Aim of the exercise
All lines from the beginning of the listing through the line with "30, 35, 40];" are to be copied word for word; the pictures are not.

Data extract
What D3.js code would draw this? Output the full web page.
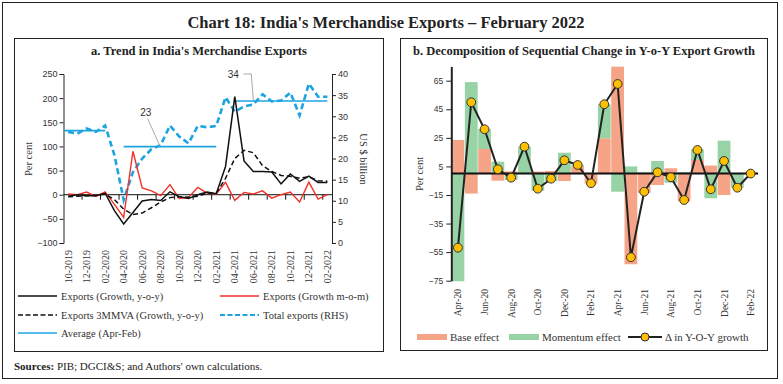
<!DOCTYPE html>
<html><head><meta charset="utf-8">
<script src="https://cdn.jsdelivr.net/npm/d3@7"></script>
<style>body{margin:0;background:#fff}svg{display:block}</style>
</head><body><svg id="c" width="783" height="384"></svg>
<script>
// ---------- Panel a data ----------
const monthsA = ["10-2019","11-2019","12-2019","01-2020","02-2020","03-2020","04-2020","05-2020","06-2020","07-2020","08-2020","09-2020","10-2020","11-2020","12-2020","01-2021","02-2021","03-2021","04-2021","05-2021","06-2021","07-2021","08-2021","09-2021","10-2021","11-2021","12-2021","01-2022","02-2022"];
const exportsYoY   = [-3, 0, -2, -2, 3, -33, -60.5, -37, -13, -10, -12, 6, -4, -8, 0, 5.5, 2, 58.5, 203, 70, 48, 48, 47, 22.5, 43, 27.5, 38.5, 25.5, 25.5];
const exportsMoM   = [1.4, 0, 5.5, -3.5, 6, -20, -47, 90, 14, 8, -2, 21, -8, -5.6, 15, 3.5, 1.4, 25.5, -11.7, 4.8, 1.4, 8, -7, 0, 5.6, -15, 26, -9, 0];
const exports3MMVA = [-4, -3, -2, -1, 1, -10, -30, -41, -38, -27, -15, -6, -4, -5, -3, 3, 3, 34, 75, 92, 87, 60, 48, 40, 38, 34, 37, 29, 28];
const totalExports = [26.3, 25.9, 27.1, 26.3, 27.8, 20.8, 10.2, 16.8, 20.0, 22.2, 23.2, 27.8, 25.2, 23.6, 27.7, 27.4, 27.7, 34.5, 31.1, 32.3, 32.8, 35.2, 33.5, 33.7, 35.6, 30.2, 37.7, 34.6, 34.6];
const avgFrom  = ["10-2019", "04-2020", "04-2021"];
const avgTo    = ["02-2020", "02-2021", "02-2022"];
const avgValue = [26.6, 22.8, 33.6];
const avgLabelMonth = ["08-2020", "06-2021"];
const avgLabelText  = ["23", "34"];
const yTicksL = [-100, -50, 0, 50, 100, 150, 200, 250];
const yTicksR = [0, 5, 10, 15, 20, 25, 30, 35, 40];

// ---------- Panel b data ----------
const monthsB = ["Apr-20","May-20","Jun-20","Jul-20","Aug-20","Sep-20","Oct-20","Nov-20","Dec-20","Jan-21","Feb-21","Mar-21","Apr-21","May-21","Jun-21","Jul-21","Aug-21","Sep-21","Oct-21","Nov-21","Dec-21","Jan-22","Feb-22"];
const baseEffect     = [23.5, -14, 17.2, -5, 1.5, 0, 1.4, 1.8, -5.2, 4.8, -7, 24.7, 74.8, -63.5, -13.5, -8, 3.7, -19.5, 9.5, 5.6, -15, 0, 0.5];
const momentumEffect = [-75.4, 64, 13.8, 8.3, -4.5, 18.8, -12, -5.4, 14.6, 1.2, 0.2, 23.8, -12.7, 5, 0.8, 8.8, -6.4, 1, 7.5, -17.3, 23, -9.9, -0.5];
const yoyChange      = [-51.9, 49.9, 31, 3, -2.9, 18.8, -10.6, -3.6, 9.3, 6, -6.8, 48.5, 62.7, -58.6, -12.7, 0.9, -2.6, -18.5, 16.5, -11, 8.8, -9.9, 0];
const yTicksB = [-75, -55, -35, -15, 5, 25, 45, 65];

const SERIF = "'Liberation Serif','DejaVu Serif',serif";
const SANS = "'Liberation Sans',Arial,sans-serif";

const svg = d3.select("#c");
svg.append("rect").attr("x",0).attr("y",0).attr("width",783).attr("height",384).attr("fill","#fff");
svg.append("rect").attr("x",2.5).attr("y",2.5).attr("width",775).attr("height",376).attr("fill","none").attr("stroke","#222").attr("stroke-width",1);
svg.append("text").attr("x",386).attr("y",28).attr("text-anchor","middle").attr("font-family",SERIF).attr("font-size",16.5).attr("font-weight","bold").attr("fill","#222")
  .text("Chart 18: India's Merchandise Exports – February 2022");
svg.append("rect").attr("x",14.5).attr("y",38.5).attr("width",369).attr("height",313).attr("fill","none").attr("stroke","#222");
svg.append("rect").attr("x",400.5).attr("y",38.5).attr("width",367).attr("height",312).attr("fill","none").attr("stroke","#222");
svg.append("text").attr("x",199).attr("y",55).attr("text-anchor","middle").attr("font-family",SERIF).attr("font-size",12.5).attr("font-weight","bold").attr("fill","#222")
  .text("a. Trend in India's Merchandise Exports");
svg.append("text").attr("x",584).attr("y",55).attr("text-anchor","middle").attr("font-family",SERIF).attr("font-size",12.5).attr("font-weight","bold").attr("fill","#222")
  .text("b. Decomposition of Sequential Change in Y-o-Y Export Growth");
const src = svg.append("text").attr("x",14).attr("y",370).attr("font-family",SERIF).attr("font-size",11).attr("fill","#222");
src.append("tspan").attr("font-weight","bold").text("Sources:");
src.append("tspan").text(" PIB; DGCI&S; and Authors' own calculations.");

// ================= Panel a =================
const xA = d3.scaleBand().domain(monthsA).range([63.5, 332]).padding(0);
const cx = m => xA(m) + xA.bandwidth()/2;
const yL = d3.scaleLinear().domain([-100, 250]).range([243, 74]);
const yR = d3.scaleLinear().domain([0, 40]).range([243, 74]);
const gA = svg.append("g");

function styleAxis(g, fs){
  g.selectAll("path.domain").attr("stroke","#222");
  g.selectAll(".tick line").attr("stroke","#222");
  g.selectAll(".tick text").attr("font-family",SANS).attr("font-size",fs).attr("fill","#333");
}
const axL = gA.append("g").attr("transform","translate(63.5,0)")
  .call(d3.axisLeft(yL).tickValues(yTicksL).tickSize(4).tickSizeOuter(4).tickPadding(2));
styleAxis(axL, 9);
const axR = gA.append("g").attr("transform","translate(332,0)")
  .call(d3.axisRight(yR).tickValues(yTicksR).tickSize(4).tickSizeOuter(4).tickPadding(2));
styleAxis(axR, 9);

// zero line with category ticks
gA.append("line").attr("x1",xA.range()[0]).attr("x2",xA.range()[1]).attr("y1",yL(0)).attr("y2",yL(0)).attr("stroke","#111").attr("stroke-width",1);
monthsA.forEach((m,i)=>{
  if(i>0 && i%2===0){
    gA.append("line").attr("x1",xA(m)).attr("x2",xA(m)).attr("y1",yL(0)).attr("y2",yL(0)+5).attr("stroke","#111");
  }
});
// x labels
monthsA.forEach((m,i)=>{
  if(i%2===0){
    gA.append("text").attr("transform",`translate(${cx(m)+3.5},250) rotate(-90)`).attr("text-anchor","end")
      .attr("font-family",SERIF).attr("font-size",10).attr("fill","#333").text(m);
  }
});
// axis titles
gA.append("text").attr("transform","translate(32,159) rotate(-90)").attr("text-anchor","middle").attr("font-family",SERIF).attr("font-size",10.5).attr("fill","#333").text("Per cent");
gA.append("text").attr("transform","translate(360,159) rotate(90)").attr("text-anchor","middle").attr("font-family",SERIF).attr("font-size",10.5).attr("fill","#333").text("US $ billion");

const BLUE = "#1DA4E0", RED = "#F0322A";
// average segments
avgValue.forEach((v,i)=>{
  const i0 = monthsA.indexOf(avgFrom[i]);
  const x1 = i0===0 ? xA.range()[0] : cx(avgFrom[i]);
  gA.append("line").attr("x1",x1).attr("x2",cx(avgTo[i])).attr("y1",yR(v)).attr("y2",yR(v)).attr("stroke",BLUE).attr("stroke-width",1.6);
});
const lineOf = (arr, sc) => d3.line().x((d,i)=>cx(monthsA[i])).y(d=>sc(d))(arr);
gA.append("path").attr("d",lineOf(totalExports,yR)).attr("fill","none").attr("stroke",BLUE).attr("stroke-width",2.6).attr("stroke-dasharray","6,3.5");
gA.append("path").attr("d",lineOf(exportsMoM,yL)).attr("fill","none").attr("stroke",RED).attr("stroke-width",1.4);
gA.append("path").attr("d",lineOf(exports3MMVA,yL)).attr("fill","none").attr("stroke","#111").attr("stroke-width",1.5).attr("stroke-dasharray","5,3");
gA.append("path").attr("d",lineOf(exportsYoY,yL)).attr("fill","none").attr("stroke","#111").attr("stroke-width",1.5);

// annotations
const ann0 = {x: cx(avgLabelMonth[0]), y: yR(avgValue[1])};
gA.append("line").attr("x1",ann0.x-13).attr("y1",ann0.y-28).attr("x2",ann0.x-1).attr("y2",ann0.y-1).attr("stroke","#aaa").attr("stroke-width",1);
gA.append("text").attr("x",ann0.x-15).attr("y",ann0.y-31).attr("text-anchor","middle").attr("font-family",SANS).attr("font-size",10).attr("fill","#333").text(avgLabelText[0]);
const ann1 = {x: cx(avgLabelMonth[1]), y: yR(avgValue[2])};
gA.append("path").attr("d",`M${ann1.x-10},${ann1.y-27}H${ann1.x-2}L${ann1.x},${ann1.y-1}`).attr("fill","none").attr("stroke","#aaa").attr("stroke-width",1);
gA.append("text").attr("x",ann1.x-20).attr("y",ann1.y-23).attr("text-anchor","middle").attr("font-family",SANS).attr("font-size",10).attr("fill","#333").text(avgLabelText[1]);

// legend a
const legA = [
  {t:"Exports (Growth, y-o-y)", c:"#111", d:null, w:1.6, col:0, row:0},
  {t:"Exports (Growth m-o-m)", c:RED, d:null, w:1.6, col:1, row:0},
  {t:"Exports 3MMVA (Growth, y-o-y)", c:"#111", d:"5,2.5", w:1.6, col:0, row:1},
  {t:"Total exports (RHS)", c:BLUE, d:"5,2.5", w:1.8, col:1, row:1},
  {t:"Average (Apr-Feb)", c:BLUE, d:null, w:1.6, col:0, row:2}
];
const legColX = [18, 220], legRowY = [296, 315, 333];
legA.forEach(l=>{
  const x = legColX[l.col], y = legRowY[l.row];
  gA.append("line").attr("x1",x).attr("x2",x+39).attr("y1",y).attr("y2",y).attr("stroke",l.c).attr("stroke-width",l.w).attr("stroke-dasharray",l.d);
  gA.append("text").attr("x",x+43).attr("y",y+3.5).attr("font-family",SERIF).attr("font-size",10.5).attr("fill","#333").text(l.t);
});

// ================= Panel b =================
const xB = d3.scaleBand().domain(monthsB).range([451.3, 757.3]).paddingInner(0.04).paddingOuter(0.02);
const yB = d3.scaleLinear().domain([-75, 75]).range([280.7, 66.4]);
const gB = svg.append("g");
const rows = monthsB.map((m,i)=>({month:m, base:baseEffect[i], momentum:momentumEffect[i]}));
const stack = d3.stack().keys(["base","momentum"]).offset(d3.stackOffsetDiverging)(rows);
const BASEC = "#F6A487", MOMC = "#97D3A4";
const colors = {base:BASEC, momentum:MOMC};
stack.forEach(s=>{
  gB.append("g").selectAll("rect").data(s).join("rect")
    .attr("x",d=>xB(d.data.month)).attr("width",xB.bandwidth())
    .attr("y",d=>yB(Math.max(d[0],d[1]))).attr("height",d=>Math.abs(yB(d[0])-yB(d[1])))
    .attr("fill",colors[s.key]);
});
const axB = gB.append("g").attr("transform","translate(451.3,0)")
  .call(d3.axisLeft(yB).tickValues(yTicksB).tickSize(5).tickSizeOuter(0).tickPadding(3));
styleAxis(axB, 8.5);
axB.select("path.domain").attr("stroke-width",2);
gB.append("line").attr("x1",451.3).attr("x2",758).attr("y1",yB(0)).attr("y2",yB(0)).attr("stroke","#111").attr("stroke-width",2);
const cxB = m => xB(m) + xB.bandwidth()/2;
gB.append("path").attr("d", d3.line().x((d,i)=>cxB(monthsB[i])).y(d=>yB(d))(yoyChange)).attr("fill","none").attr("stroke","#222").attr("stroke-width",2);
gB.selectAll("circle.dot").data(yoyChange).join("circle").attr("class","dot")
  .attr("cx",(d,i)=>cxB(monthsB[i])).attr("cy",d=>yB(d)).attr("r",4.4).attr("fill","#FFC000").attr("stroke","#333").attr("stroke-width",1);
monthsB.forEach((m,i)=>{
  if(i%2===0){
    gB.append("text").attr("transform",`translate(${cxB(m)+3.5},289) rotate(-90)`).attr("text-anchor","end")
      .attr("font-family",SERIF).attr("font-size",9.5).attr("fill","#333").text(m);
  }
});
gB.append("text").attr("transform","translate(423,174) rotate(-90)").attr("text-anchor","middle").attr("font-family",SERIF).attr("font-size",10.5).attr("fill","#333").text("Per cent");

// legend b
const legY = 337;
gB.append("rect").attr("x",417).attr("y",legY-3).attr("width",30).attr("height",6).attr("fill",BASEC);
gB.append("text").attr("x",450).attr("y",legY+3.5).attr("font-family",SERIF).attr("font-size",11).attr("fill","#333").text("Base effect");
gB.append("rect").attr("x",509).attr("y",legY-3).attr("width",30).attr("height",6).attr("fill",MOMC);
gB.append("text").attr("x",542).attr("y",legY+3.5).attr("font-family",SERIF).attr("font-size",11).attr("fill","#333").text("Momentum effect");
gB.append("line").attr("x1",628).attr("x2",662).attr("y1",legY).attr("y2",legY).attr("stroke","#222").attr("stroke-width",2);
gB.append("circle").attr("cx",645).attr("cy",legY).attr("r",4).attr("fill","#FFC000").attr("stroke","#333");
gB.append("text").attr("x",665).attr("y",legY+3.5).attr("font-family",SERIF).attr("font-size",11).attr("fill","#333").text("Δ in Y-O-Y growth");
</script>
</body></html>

Written response
What D3.js code would draw this? Output the full web page.
<!DOCTYPE html>
<html><head><meta charset="utf-8">
<script src="https://cdn.jsdelivr.net/npm/d3@7"></script>
<style>body{margin:0;background:#fff}svg{display:block}</style>
</head><body><svg id="c" width="783" height="384"></svg>
<script>
// ---------- Panel a data ----------
const monthsA = ["10-2019","11-2019","12-2019","01-2020","02-2020","03-2020","04-2020","05-2020","06-2020","07-2020","08-2020","09-2020","10-2020","11-2020","12-2020","01-2021","02-2021","03-2021","04-2021","05-2021","06-2021","07-2021","08-2021","09-2021","10-2021","11-2021","12-2021","01-2022","02-2022"];
const exportsYoY   = [-3, 0, -2, -2, 3, -33, -60.5, -37, -13, -10, -12, 6, -4, -8, 0, 5.5, 2, 58.5, 203, 70, 48, 48, 47, 22.5, 43, 27.5, 38.5, 25.5, 25.5];
const exportsMoM   = [1.4, 0, 5.5, -3.5, 6, -20, -47, 90, 14, 8, -2, 21, -8, -5.6, 15, 3.5, 1.4, 25.5, -11.7, 4.8, 1.4, 8, -7, 0, 5.6, -15, 26, -9, 0];
const exports3MMVA = [-4, -3, -2, -1, 1, -10, -30, -41, -38, -27, -15, -6, -4, -5, -3, 3, 3, 34, 75, 92, 87, 60, 48, 40, 38, 34, 37, 29, 28];
const totalExports = [26.3, 25.9, 27.1, 26.3, 27.8, 20.8, 10.2, 16.8, 20.0, 22.2, 23.2, 27.8, 25.2, 23.6, 27.7, 27.4, 27.7, 34.5, 31.1, 32.3, 32.8, 35.2, 33.5, 33.7, 35.6, 30.2, 37.7, 34.6, 34.6];
const avgFrom  = ["10-2019", "04-2020", "04-2021"];
const avgTo    = ["02-2020", "02-2021", "02-2022"];
const avgValue = [26.6, 22.8, 33.6];
const avgLabelMonth = ["08-2020", "06-2021"];
const avgLabelText  = ["23", "34"];
const yTicksL = [-100, -50, 0, 50, 100, 150, 200, 250];
const yTicksR = [0, 5, 10, 15, 20, 25, 30, 35, 40];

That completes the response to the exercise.